◆ To do ◆
Repeat exactly the lines running from the first line of the data to the line containing "3.23, 2.76, 2.56]", both ends included, and nothing else; drop the pictures.

-- START --

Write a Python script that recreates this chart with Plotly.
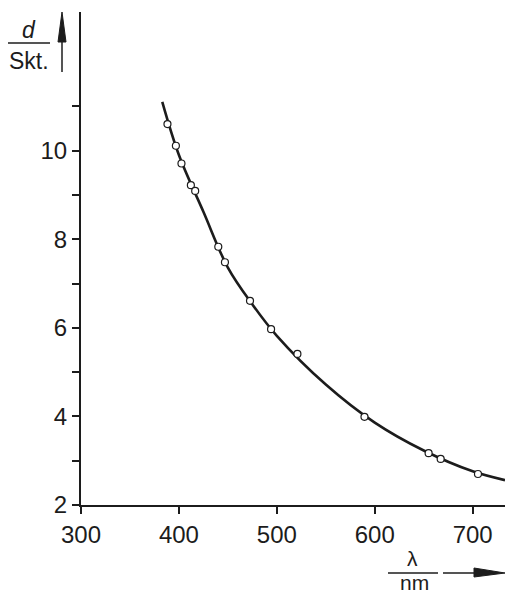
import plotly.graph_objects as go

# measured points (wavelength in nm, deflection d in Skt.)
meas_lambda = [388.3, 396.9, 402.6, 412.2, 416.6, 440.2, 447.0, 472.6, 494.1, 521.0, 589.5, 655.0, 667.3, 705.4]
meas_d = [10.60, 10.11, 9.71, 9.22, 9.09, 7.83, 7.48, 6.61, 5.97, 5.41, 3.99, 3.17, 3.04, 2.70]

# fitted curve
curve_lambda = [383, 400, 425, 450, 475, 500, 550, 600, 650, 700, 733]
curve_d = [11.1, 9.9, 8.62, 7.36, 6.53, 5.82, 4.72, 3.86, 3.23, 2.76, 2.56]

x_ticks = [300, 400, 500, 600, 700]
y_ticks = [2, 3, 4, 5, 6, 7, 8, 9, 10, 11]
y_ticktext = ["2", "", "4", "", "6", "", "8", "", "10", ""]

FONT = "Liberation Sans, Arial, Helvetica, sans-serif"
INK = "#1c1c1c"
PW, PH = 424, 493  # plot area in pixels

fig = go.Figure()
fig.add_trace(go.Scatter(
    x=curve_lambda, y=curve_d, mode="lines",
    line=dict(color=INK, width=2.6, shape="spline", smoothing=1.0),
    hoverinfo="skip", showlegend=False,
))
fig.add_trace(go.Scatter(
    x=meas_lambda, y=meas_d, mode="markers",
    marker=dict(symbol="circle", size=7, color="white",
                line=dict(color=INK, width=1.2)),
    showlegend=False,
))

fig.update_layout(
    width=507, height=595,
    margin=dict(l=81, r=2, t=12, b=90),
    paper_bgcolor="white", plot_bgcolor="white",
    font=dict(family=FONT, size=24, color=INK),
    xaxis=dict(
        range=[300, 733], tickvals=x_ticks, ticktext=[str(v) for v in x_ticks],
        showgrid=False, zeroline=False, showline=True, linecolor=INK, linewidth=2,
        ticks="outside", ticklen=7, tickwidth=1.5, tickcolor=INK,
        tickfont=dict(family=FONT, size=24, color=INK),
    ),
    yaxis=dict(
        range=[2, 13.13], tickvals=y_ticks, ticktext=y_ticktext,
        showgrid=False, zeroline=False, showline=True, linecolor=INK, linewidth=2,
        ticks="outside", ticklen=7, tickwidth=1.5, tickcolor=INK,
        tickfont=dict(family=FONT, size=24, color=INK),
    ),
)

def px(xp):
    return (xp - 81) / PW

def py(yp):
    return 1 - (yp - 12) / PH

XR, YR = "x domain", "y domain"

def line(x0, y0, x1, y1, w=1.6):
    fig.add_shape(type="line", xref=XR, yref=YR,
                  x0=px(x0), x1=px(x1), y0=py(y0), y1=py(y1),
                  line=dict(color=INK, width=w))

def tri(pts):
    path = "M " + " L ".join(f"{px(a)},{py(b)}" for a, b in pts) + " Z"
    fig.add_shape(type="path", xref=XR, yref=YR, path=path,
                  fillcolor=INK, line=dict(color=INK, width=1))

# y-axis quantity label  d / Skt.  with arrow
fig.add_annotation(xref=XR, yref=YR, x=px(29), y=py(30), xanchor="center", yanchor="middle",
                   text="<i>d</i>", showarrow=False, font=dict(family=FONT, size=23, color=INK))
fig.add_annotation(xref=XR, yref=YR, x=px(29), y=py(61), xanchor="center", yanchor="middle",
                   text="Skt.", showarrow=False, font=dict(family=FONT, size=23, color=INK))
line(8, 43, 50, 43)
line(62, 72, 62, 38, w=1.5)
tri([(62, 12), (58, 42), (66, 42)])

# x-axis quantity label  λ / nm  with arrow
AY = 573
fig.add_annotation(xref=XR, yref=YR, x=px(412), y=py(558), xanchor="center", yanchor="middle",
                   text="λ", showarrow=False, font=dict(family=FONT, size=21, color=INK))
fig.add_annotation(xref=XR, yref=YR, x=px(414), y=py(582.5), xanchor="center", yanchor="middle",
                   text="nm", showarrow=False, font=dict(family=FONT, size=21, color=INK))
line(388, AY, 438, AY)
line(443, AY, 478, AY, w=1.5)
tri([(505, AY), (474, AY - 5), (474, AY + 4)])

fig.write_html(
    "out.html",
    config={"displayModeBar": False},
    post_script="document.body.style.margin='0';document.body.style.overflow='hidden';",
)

-- END --

◆ Answer to this task ◆
Write a Python script that recreates this chart with Plotly.
import plotly.graph_objects as go

# measured points (wavelength in nm, deflection d in Skt.)
meas_lambda = [388.3, 396.9, 402.6, 412.2, 416.6, 440.2, 447.0, 472.6, 494.1, 521.0, 589.5, 655.0, 667.3, 705.4]
meas_d = [10.60, 10.11, 9.71, 9.22, 9.09, 7.83, 7.48, 6.61, 5.97, 5.41, 3.99, 3.17, 3.04, 2.70]

# fitted curve
curve_lambda = [383, 400, 425, 450, 475, 500, 550, 600, 650, 700, 733]
curve_d = [11.1, 9.9, 8.62, 7.36, 6.53, 5.82, 4.72, 3.86, 3.23, 2.76, 2.56]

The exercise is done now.